My son wants to know how the new baby is going to get out of Mommy’s belly. I don’t know what to tell him. It’s not that it is a sensitive question, with an answer I’m not sure how to explain to a three-year-old. It’s that I really don’t know how it happens. The physics of process don’t add up. I know the route the baby is supposed to take, but how he shimmies through the narrows is a complete mystery to me.
The best answer I can give my son is that getting babies out of bellies is a scheme worked up between mommies and doctors, that nobody else could ever truly understand. If he really wants to know how it happens, he could ask Mommy, or a doctor, but it’s probably best to let it go. Like the rest of us non-medical men, he should just refer to the process as a miracle and not think about it too much from now on. Lady parts and miracles are great boons to mankind, but a man can seriously dislocate his brain trying to figure out how they work.

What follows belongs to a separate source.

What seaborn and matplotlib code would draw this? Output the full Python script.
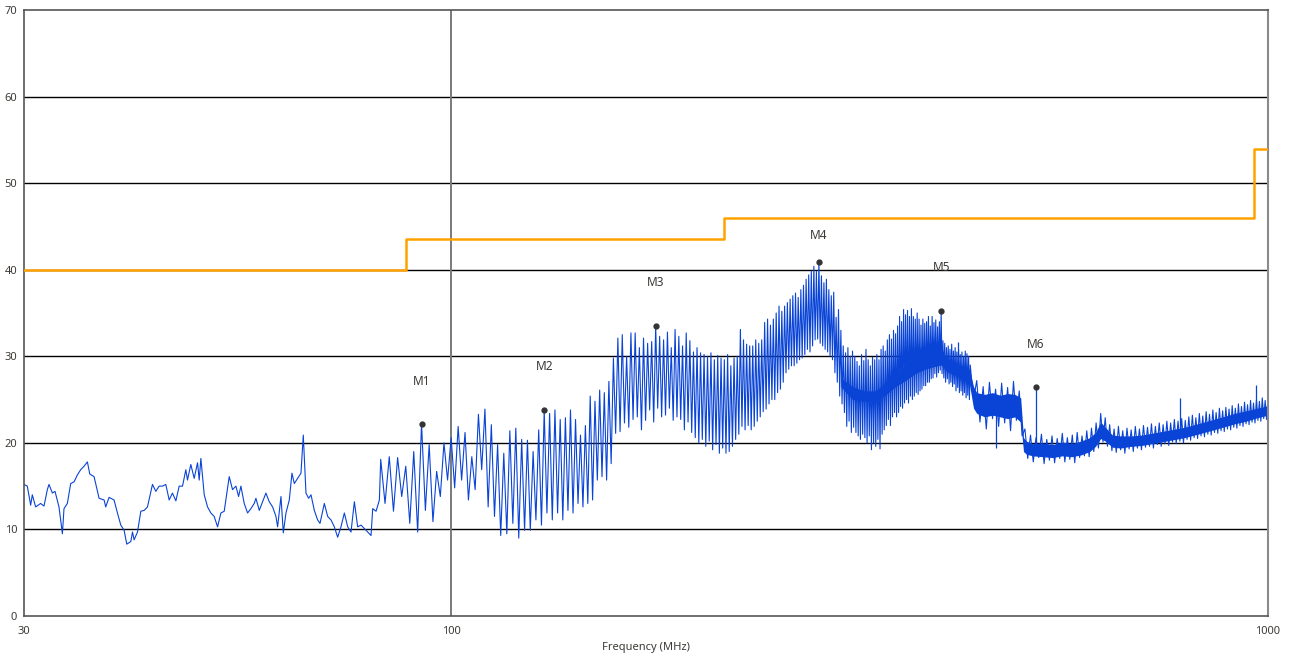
import matplotlib
matplotlib.use('Agg')
import matplotlib.pyplot as plt
import matplotlib.ticker as mticker
import numpy as np
import pandas as pd
import seaborn as sns

# Low band sweep, 30 - 82 MHz
sweep_mhz = [
    30.00, 30.28, 30.57, 30.71, 31.00, 31.44, 31.74, 32.04, 32.19, 32.50,
    32.74, 33.11, 33.43, 33.58, 33.90, 34.22, 34.55, 34.87, 35.20, 35.53,
    35.87, 36.11, 36.55, 37.07, 37.60, 37.77, 38.13, 38.67, 39.04, 39.41,
    39.78, 40.08, 40.54, 40.73, 40.92, 41.31, 41.70, 42.09, 42.49, 43.09,
    43.50, 43.91, 44.33, 44.74, 45.17, 45.59, 46.03, 46.46, 46.90, 47.34,
    47.56, 48.01, 48.47, 48.93, 49.16, 49.39, 49.86, 50.33, 50.80, 51.28,
    51.77, 52.26, 52.75, 53.50, 54.00, 54.52, 54.93, 55.29, 55.81, 56.34,
    56.87, 57.41, 57.68, 58.23, 58.78, 59.33, 59.89, 60.46, 61.03, 61.32,
    61.90, 62.31, 62.78, 63.37, 63.85, 64.27, 64.88, 65.49, 65.92, 66.42,
    66.92, 67.37, 68.00, 68.64, 69.10, 69.95, 70.61, 71.27, 71.95, 72.63,
    73.31, 74.01, 74.71, 75.41, 76.13, 76.84, 77.57, 78.30, 79.04, 79.79,
    80.17, 80.93, 81.69,
]
sweep_dbuv = [
    15.2, 15.0, 12.8, 14.0, 12.6, 13.0, 12.7, 14.6, 15.2, 14.2,
    14.4, 12.6, 9.5, 12.4, 13.0, 15.3, 15.5, 16.3, 16.9, 17.3,
    17.8, 16.4, 16.1, 13.6, 13.4, 12.6, 13.7, 13.4, 11.9, 10.5,
    9.9, 8.3, 8.6, 9.7, 8.8, 9.7, 12.1, 12.2, 12.6, 15.2,
    14.4, 15.0, 15.0, 15.2, 13.4, 14.2, 13.3, 15.0, 15.0, 16.9,
    15.7, 17.5, 15.9, 17.7, 15.7, 18.2, 14.0, 12.6, 11.9, 11.5,
    10.3, 11.9, 12.1, 16.1, 14.6, 15.0, 13.8, 15.0, 13.0, 11.9,
    12.4, 13.0, 13.6, 12.2, 13.2, 14.2, 13.2, 12.6, 11.5, 10.3,
    13.8, 9.6, 11.9, 13.4, 16.5, 15.3, 15.9, 16.5, 20.9, 14.2,
    13.6, 14.0, 12.2, 11.1, 10.7, 13.0, 11.5, 11.1, 10.3, 9.1,
    10.3, 11.9, 10.3, 9.7, 13.2, 10.3, 10.5, 10.1, 9.7, 9.3,
    12.4, 12.1, 13.4,
]

# Clock harmonics every 2 MHz from 82 to 430 MHz: spike level and the dip after it
comb_first_mhz = 82
comb_step_mhz = 2
comb_peak = [
    18.1, 18.4, 18.3, 17.3, 19.0, 22.2, 19.8, 16.7, 20.0, 20.6,
    21.9, 21.2, 18.4, 23.3, 23.9, 22.1, 19.8, 18.8, 21.4, 21.7,
    20.4, 20.3, 19.0, 21.5, 23.8, 23.4, 23.8, 22.7, 22.9, 23.8,
    22.7, 20.9, 22.0, 25.4, 24.8, 26.1, 25.8, 27.1, 29.8, 32.1,
    32.5, 30.0, 32.7, 32.7, 31.0, 32.1, 31.5, 31.7, 33.5, 32.3,
    31.9, 32.8, 31.0, 33.1, 32.3, 31.2, 32.7, 31.8, 30.5, 31.0,
    30.4, 30.2, 30.0, 30.4, 29.6, 30.1, 29.8, 29.6, 30.2, 28.9,
    29.8, 30.0, 33.1, 31.9, 31.4, 31.2, 31.2, 31.9, 31.5, 31.9,
    33.9, 34.3, 33.6, 34.3, 35.0, 35.8, 35.2, 35.8, 36.2, 36.6,
    37.0, 37.3, 36.8, 37.7, 38.2, 38.9, 39.4, 39.8, 40.4, 39.8,
    40.9, 39.3, 38.5, 38.9, 37.7, 37.0, 37.4, 34.5, 35.4, 33.0,
    31.2, 30.4, 31.0, 30.0, 30.6, 30.0, 29.4, 28.9, 30.2, 29.5,
    30.8, 29.6, 28.9, 29.9, 29.6, 30.2, 29.6, 30.8, 31.2, 30.6,
    31.9, 32.5, 32.0, 33.0, 32.6, 33.5, 34.6, 34.0, 35.4, 34.8,
    35.3, 34.6, 35.5, 34.6, 34.3, 35.0, 34.3, 33.6, 34.3, 33.8,
    34.0, 34.6, 33.5, 34.6, 33.9, 34.2, 33.4, 34.0, 35.2, 31.8,
    31.5, 31.0, 31.2, 30.8, 31.4, 30.6, 31.0, 30.5, 30.8, 30.2,
    30.5, 30.0, 30.6, 30.3, 30.0,
]
comb_floor = [
    13.0, 12.1, 13.8, 10.7, 9.7, 12.2, 10.9, 13.8, 15.7, 14.8,
    15.7, 13.4, 14.6, 16.9, 12.6, 11.5, 9.3, 9.5, 10.7, 9.0,
    9.9, 9.9, 11.1, 10.5, 11.9, 11.1, 11.9, 11.1, 12.2, 11.9,
    13.0, 12.6, 13.0, 13.4, 15.7, 16.1, 15.7, 17.6, 21.1, 21.3,
    22.3, 21.8, 22.7, 23.0, 21.5, 22.6, 23.8, 22.4, 24.0, 23.0,
    23.2, 24.0, 22.6, 23.0, 22.7, 21.5, 22.4, 21.2, 20.6, 20.0,
    20.4, 19.6, 20.2, 19.2, 19.8, 18.8, 19.4, 18.8, 19.0, 19.6,
    20.4, 21.0, 21.9, 21.5, 22.0, 21.5, 21.9, 22.5, 23.0, 23.6,
    23.9, 24.5, 25.0, 25.0, 25.8, 26.2, 27.0, 28.1, 28.5, 28.9,
    28.9, 29.2, 29.6, 29.8, 30.2, 30.8, 30.5, 31.2, 31.9, 32.0,
    31.5, 31.2, 30.8, 30.5, 30.0, 29.6, 28.1, 27.0, 25.4, 24.5,
    23.5, 21.9, 22.5, 21.2, 21.8, 21.2, 20.8, 20.4, 21.0, 20.6,
    20.0, 20.8, 19.2, 20.0, 19.6, 20.4, 19.3, 21.0, 21.5, 22.0,
    22.7, 22.0, 23.0, 23.5, 23.0, 23.5, 24.2, 24.0, 24.6, 25.0,
    24.6, 25.4, 25.0, 25.4, 25.8, 25.6, 26.0, 26.2, 26.6, 26.6,
    27.0, 27.0, 27.4, 27.5, 28.0, 27.6, 28.1, 28.4, 28.0, 27.5,
    27.0, 27.4, 26.8, 27.0, 26.5, 26.8, 26.0, 26.4, 25.8, 26.0,
    25.5, 25.8, 25.2, 25.5, 25.0,
]

# High band, 432 - 1000 MHz in 4 MHz steps (alternating upper / lower edge of the noise)
hf_first_mhz = 432
hf_step_mhz = 4
hf_dbuv = [
    29.0, 25.0, 27.2, 22.4, 26.5, 21.6, 27.0, 22.8, 26.2, 21.9,
    26.9, 22.3, 26.4, 21.4, 27.1, 22.6, 26.0, 20.8, 21.6, 18.2,
    20.9, 17.8, 20.6, 18.3, 21.0, 17.6, 20.4, 18.0, 20.8, 17.7,
    20.5, 18.2, 21.1, 17.8, 20.6, 18.1, 20.9, 17.7, 21.2, 18.3,
    20.8, 18.5, 21.4, 18.4, 21.7, 19.0, 22.3, 19.4, 23.4, 20.1,
    22.9, 19.6, 22.1, 19.1, 21.6, 18.9, 21.9, 19.2, 21.4, 18.8,
    21.7, 19.3, 21.5, 19.0, 21.9, 19.4, 21.6, 19.2, 22.0, 19.5,
    21.8, 19.6, 22.2, 19.4, 21.9, 19.8, 22.3, 19.6, 22.1, 19.9,
    22.5, 19.7, 22.3, 20.1, 22.7, 19.9, 22.5, 20.2, 22.8, 20.0,
    22.6, 20.4, 23.0, 20.3, 23.2, 20.6, 22.9, 20.5, 23.4, 20.8,
    23.1, 20.7, 23.6, 21.0, 23.3, 20.9, 23.8, 21.2, 23.5, 21.1,
    24.0, 21.4, 23.7, 21.3, 24.1, 21.6, 23.9, 21.5, 24.3, 21.8,
    24.0, 21.7, 24.5, 22.0, 24.2, 21.9, 24.7, 22.2, 24.4, 22.1,
    24.9, 22.4, 24.6, 22.3, 25.0, 22.6, 24.8, 22.5, 25.2, 22.8,
    24.9, 22.7, 25.1,
]

# Solid core of the dense noise above 300 MHz
band_mhz = [
    300, 310, 320, 330, 340, 350, 360, 370, 380, 390,
    398, 405, 415, 425, 431, 436, 440, 450, 460, 470,
    480, 490, 498, 502, 506, 515, 530, 545, 560, 575,
    590, 605, 615, 624, 632, 645, 660, 680, 700, 730,
    760, 790, 820, 850, 880, 910, 940, 970, 1000,
]
band_top = [
    27.5, 26.5, 26.0, 26.0, 26.8, 28.0, 29.0, 29.8, 30.3, 30.8,
    31.0, 29.6, 29.2, 28.8, 28.5, 26.5, 25.8, 25.6, 25.8, 25.5,
    25.7, 25.6, 25.2, 20.6, 20.2, 19.9, 20.0, 19.8, 20.1, 19.9,
    20.2, 20.6, 21.2, 22.4, 21.8, 20.9, 20.8, 20.8, 20.9, 21.2,
    21.5, 21.8, 22.2, 22.6, 23.0, 23.4, 23.7, 24.0, 24.3,
]
band_bottom = [
    26.5, 25.0, 24.8, 24.8, 25.5, 26.5, 27.2, 28.0, 28.5, 28.8,
    29.0, 28.2, 27.8, 27.3, 26.8, 24.0, 23.4, 23.0, 23.2, 23.0,
    22.8, 23.0, 22.4, 19.0, 18.7, 18.5, 18.4, 18.3, 18.5, 18.4,
    18.6, 19.0, 19.6, 20.5, 20.2, 19.5, 19.4, 19.6, 19.7, 20.0,
    20.3, 20.6, 21.0, 21.4, 21.8, 22.2, 22.5, 22.9, 23.2,
]

# Single narrow spikes sticking out of the noise
spike_mhz = [417, 465, 520, 780, 966]
spike_top = [31.6, 19.4, 26.5, 25.2, 26.7]
spike_base = [28.5, 23.5, 19.0, 21.5, 23.8]

# Limit line (steps)
limit_mhz = [30, 88, 216, 960, 1000]
limit_dbuv = [40, 43.5, 46, 54, 54]

# Peak markers
marker_names = ['M1', 'M2', 'M3', 'M4', 'M5', 'M6']
marker_mhz = [92, 130, 178, 282, 398, 520]
marker_dbuv = [22.2, 23.8, 33.5, 40.9, 35.2, 26.5]
marker_label_dbuv = [27.1, 28.8, 38.5, 44.0, 40.2, 31.4]

TRACE_COLOR = '#0a44d6'
TEXT_COLOR = '#3d3a36'


def build_trace():
    # sweep, then the comb as spike / dip pairs, then the high band
    freq = list(sweep_mhz)
    level = list(sweep_dbuv)
    for i, (peak, floor) in enumerate(zip(comb_peak, comb_floor)):
        h = comb_first_mhz + i * comb_step_mhz
        freq += [h, h + comb_step_mhz / 2]
        level += [peak, floor]
    for i, v in enumerate(hf_dbuv):
        freq.append(hf_first_mhz + i * hf_step_mhz)
        level.append(v)
    return pd.DataFrame({'freq': freq, 'level': level})


def main():
    sns.set_style('white')
    plt.rcParams['font.family'] = ['Noto Sans', 'DejaVu Sans']

    fig = plt.figure(figsize=(12.91, 6.62), dpi=100)
    ax = fig.add_axes([24 / 1291, 46 / 662, 1244 / 1291, 606 / 662])

    ax.set_xscale('log')
    ax.set_xlim(30, 1000)
    ax.set_ylim(0, 70)

    # grid: black horizontal lines, one grey vertical line at 100 MHz
    for y in range(10, 70, 10):
        ax.axhline(y, color='black', lw=1.0, zorder=1)
    ax.axvline(100, color='#7a7a7a', lw=1.4, zorder=1)

    # limit
    ax.step(limit_mhz, limit_dbuv, where='post', color='#ffa200', lw=1.8, zorder=3)

    # dense core
    ax.fill_between(band_mhz, band_bottom, band_top, color=TRACE_COLOR, lw=0, zorder=2)

    # main trace
    trace = build_trace()
    sns.lineplot(data=trace, x='freq', y='level', ax=ax, color=TRACE_COLOR, lw=0.8,
                 estimator=None, sort=False, zorder=2)
    ax.vlines(spike_mhz, spike_base, spike_top, color=TRACE_COLOR, lw=0.9, zorder=2)

    # markers and their names
    ax.plot(marker_mhz, marker_dbuv, 'o', color='#333333', ms=3.5, zorder=4)
    for name, f, v in zip(marker_names, marker_mhz, marker_label_dbuv):
        ax.text(f, v, name, ha='center', va='center', fontsize=8.5, color=TEXT_COLOR)

    # axes
    ax.xaxis.set_major_locator(mticker.FixedLocator([30, 100, 1000]))
    ax.xaxis.set_major_formatter(mticker.FixedFormatter(['30', '100', '1000']))
    ax.xaxis.set_minor_locator(mticker.NullLocator())
    ax.set_yticks(range(0, 71, 10))
    ax.tick_params(axis='both', labelsize=8, colors='#555555', labelcolor=TEXT_COLOR,
                   length=4, width=1, pad=1, direction='out')
    ax.tick_params(axis='x', pad=3)
    ax.set_xlabel('Frequency (MHz)', fontsize=8, color=TEXT_COLOR, labelpad=4)
    ax.set_ylabel('')

    for side in ['left', 'bottom', 'top']:
        ax.spines[side].set_color('#555555')
        ax.spines[side].set_linewidth(1.2)
    ax.spines['right'].set_color('#8a8a8a')
    ax.spines['right'].set_linewidth(1.5)

    fig.savefig('out.png', dpi=100)
    plt.close(fig)


if __name__ == '__main__':
    main()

True, I do know a thing or two about how the baby got in there. To accomplish that, Daddy didn’t need to understand miracles; a hearty “can do” attitude saw him through those duties. Forturnately, my son hasn’t asked about that end of the situation yet. I think he considers it to be water under the bridge at this point. What’s done is done; what matters now is figuring out how we’re going to get that baby out.

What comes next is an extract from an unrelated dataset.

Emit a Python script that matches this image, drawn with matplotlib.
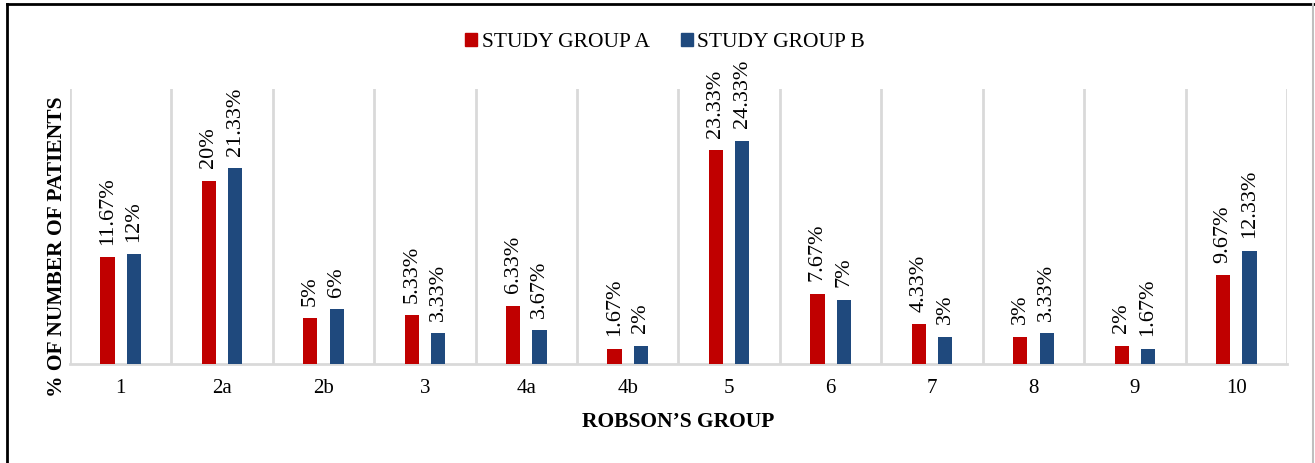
import numpy as np
import matplotlib
matplotlib.use("Agg")
import matplotlib.pyplot as plt
from matplotlib.lines import Line2D
from matplotlib.patches import Patch

plt.rcParams['font.family'] = ['Liberation Serif', 'DejaVu Serif']

groups  = ['1', '2a', '2b', '3', '4a', '4b', '5', '6', '7', '8', '9', '10']
group_a = [11.67, 20, 5, 5.33, 6.33, 1.67, 23.33, 7.67, 4.33, 3, 2, 9.67]
group_b = [12, 21.33, 6, 3.33, 3.67, 2, 24.33, 7, 3, 3.33, 1.67, 12.33]

RED   = '#C00000'
BLUE  = '#1F497D'
GRID  = '#D9D9D9'
WIDTH = 0.14
SHIFT = 0.13

fig = plt.figure(figsize=(13.15, 4.63), dpi=100)
ax  = fig.add_axes([0.0532, 0.2138, 0.9255, 0.594])

x = np.arange(len(groups))
bars_a = ax.bar(x - SHIFT, group_a, WIDTH, color=RED, zorder=3)
bars_b = ax.bar(x + SHIFT, group_b, WIDTH, color=BLUE, zorder=3)

for bars, vals in ((bars_a, group_a), (bars_b, group_b)):
    for b, v in zip(bars, vals):
        ax.annotate(f"{v:g}%", (b.get_x() + b.get_width() / 2, v),
                    xytext=(0, 9), textcoords='offset points',
                    rotation=90, ha='center', va='bottom',
                    fontsize=16, clip_on=False, annotation_clip=False)

ax.set_xlim(-0.5, len(groups) - 0.5)
ax.set_ylim(0, 30)
ax.set_xticks(x)
ax.set_xticklabels(groups, fontsize=15)
ax.set_xticks(np.arange(-0.5, len(groups)), minor=True)
ax.tick_params(axis='x', which='both', length=0, pad=11)
ax.set_yticks([])
ax.grid(axis='x', which='minor', color=GRID, linewidth=2, zorder=0)

for side in ('top', 'left', 'right'):
    ax.spines[side].set_visible(False)
ax.spines['bottom'].set_color(GRID)
ax.spines['bottom'].set_linewidth(2)

ax.set_xlabel("ROBSON\u2019S GROUP", fontsize=15.5, fontweight='bold', labelpad=10)
fig.text(0.0433, 0.468, "% OF NUMBER OF PATIENTS", rotation=90,
         ha='center', va='center', fontsize=15.5, fontweight='bold')

handles = [Patch(color=RED, label='STUDY GROUP A'),
           Patch(color=BLUE, label='STUDY GROUP B')]
fig.legend(handles=handles, loc='center', bbox_to_anchor=(0.5057, 0.908),
           ncol=2, frameon=False, fontsize=15.5, handlelength=0.55,
           handleheight=0.55, handletextpad=0.2, columnspacing=1.45)

# outer frame
fig.add_artist(Line2D([0.0053, 1.0], [0.991, 0.991], color='black', lw=2,
                      transform=fig.transFigure))
fig.add_artist(Line2D([0.0053, 0.0053], [0.0, 0.991], color='black', lw=2,
                      transform=fig.transFigure))
fig.add_artist(Line2D([0.9988, 0.9988], [0.0, 0.991], color='#BFBFBF', lw=1.5,
                      transform=fig.transFigure))

fig.savefig("out.png", dpi=100)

Now that I think about it, having had a hand in beginning this process, it seems a shame that I can’t have a larger part in seeing it through. Yet, I have to understand that I am just one member of this team. We each have our role to play. My primary role was to help get things off to a good start, and after an appropriate amount of rehersal, I finally pitched in to get things rolling.
At the end of the process I am completely out of my depth. My role has diminished to that of a supporting castmember. When I really think it through, I guess I’m okay with that. Not being in a leadership role gives me more freedom to avert my eyes from any especially miraculous scenes, or to pass out altogether.